Your task is to reproduce, verbatim and without pictures, the lines from the opening of the listing through the line containing "const seriesNames = ['Lower".

Data excerpt:
□ □ □ □ □
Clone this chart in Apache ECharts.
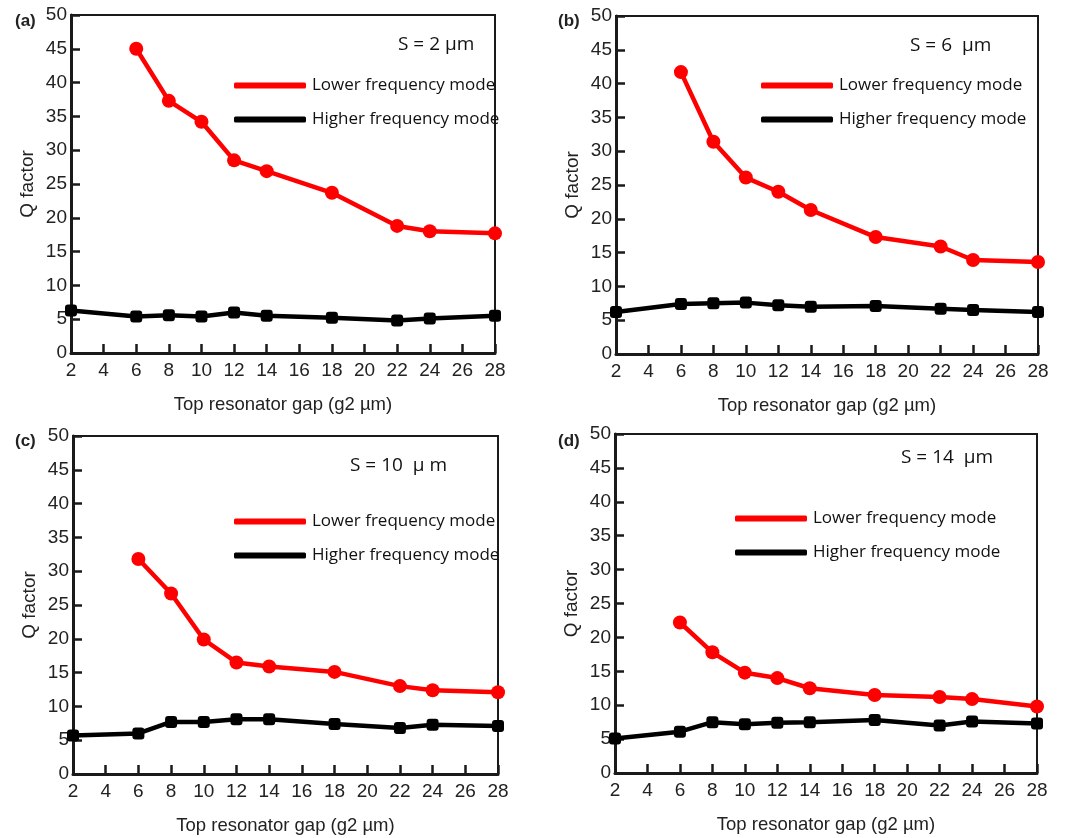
<!DOCTYPE html>
<html>
<head>
<meta charset="utf-8">
<script src="https://cdn.jsdelivr.net/npm/echarts@6/dist/echarts.min.js"></script>
<style>
html,body{margin:0;padding:0;background:#fff;}
#chart{width:1083px;height:838px;}
</style>
</head>
<body>
<div id="chart"></div>
<script>
// ---- data ----
const gapHigher = [2, 6, 8, 10, 12, 14, 18, 22, 24, 28];
const gapLower = [6, 8, 10, 12, 14, 18, 22, 24, 28];
const xTicks = [2, 4, 6, 8, 10, 12, 14, 16, 18, 20, 22, 24, 26, 28];
const yTicks = [0, 5, 10, 15, 20, 25, 30, 35, 40, 45, 50];

const panelLabels = ['(a)', '(b)', '(c)', '(d)'];
const spacingLabels = ['S = 2 µm', 'S = 6  µm', 'S = 10  µ m', 'S = 14  µm'];
const seriesNames = ['Lower frequency mode', 'Higher frequency mode'];

const lowerA = [45.0, 37.3, 34.2, 28.5, 26.9, 23.7, 18.8, 18.0, 17.7];
const higherA = [6.3, 5.4, 5.6, 5.4, 6.0, 5.5, 5.2, 4.8, 5.1, 5.5];
const lowerB = [41.7, 31.4, 26.1, 24.0, 21.3, 17.3, 15.9, 13.9, 13.6];
const higherB = [6.2, 7.4, 7.5, 7.6, 7.2, 7.0, 7.1, 6.7, 6.5, 6.2];
const lowerC = [31.8, 26.7, 19.9, 16.5, 15.9, 15.1, 13.0, 12.4, 12.1];
const higherC = [5.7, 6.0, 7.7, 7.7, 8.1, 8.1, 7.4, 6.8, 7.3, 7.1];
const lowerD = [22.2, 17.8, 14.8, 14.0, 12.5, 11.5, 11.2, 10.9, 9.8];
const higherD = [5.1, 6.1, 7.5, 7.2, 7.4, 7.5, 7.8, 7.0, 7.6, 7.3];

const lowerAll = [lowerA, lowerB, lowerC, lowerD];
const higherAll = [higherA, higherB, higherC, higherD];

// ---- layout ----
const grids = [
  {left: 71, top: 15, width: 424, height: 338},
  {left: 616, top: 16, width: 422, height: 338},
  {left: 73, top: 436, width: 425, height: 338},
  {left: 615, top: 434, width: 422, height: 339}
];
const panelLabelPos = [[10, 8], [553, 8], [10, 428], [553, 428]];
const sLabelPos = [[393, 30], [905, 31], [345, 451], [896, 443]];
const legendPos = [[229, 70], [756, 70], [229, 506], [730, 503]];

const RED = '#ff0000';
const BLACK = '#000000';
const tickFont = 'Liberation Sans';

const option = {
  backgroundColor: '#fff',
  animation: false,
  title: [],
  legend: [],
  grid: [],
  xAxis: [],
  yAxis: [],
  series: []
};

for (let i = 0; i < 4; i++) {
  const g = grids[i];
  option.grid.push({
    left: g.left, top: g.top, width: g.width, height: g.height,
    show: true, borderColor: '#1a1a1a', borderWidth: 2, backgroundColor: 'transparent'
  });
  option.xAxis.push({
    type: 'value', gridIndex: i, min: xTicks[0], max: xTicks[xTicks.length - 1], interval: 2,
    name: 'Top resonator gap (g2 µm)', nameLocation: 'middle', nameGap: 42,
    nameTextStyle: {fontFamily: tickFont, fontSize: 18.5, color: '#222'},
    axisLine: {show: true, onZero: false, lineStyle: {color: '#1a1a1a', width: 3}},
    axisTick: {show: true, inside: true, length: 9, lineStyle: {color: '#1a1a1a', width: 2.5}},
    axisLabel: {fontFamily: tickFont, fontSize: 19, color: '#222', margin: 8,
      formatter: v => (xTicks.indexOf(v) >= 0 ? String(v) : '')},
    splitLine: {show: false}
  });
  option.yAxis.push({
    type: 'value', gridIndex: i, min: yTicks[0], max: yTicks[yTicks.length - 1], interval: 5,
    name: 'Q factor', nameLocation: 'middle', nameGap: 34, nameRotate: 90,
    nameTextStyle: {fontFamily: tickFont, fontSize: 19, color: '#222'},
    axisLine: {show: true, onZero: false, lineStyle: {color: '#1a1a1a', width: 3}},
    axisTick: {show: true, inside: true, length: 9, lineStyle: {color: '#1a1a1a', width: 2.5}},
    axisLabel: {fontFamily: tickFont, fontSize: 19, color: '#222', margin: 4,
      formatter: v => (yTicks.indexOf(v) >= 0 ? String(v) : '')},
    splitLine: {show: false}
  });
  option.series.push({
    name: seriesNames[0], type: 'line', xAxisIndex: i, yAxisIndex: i,
    data: gapLower.map((x, k) => [x, lowerAll[i][k]]),
    symbol: 'circle', symbolSize: 14,
    lineStyle: {color: RED, width: 4.5}, itemStyle: {color: RED},
    z: 3
  });
  option.series.push({
    name: seriesNames[1], type: 'line', xAxisIndex: i, yAxisIndex: i,
    data: gapHigher.map((x, k) => [x, higherAll[i][k]]),
    symbol: 'roundRect', symbolSize: 12,
    lineStyle: {color: BLACK, width: 4.5}, itemStyle: {color: BLACK},
    z: 4
  });
  option.title.push({
    text: panelLabels[i], left: panelLabelPos[i][0], top: panelLabelPos[i][1],
    textStyle: {fontFamily: tickFont, fontSize: 17, fontWeight: 'bold', color: '#222'}
  });
  option.title.push({
    text: spacingLabels[i], left: sLabelPos[i][0], top: sLabelPos[i][1],
    textStyle: {fontFamily: 'Open Sans', fontSize: 19, fontWeight: 'normal', color: '#111'}
  });
  option.legend.push({
    data: seriesNames, orient: 'vertical', left: legendPos[i][0], top: legendPos[i][1],
    icon: 'roundRect', itemWidth: 72, itemHeight: 6, itemGap: 13,
    selectedMode: false,
    textStyle: {fontFamily: 'Open Sans', fontSize: 17, color: '#111', lineHeight: 21, padding: [0, 0, 0, 1]}
  });
}

const chart = echarts.init(document.getElementById('chart'), null, {renderer: 'canvas'});
chart.setOption(option);
</script>
</body>
</html>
□ □ □ □ □
Solution to this exercise:
Clone this chart in Apache ECharts.
<!DOCTYPE html>
<html>
<head>
<meta charset="utf-8">
<script src="https://cdn.jsdelivr.net/npm/echarts@6/dist/echarts.min.js"></script>
<style>
html,body{margin:0;padding:0;background:#fff;}
#chart{width:1083px;height:838px;}
</style>
</head>
<body>
<div id="chart"></div>
<script>
// ---- data ----
const gapHigher = [2, 6, 8, 10, 12, 14, 18, 22, 24, 28];
const gapLower = [6, 8, 10, 12, 14, 18, 22, 24, 28];
const xTicks = [2, 4, 6, 8, 10, 12, 14, 16, 18, 20, 22, 24, 26, 28];
const yTicks = [0, 5, 10, 15, 20, 25, 30, 35, 40, 45, 50];

const panelLabels = ['(a)', '(b)', '(c)', '(d)'];
const spacingLabels = ['S = 2 µm', 'S = 6  µm', 'S = 10  µ m', 'S = 14  µm'];
const seriesNames = ['Lower frequency mode', 'Higher frequency mode'];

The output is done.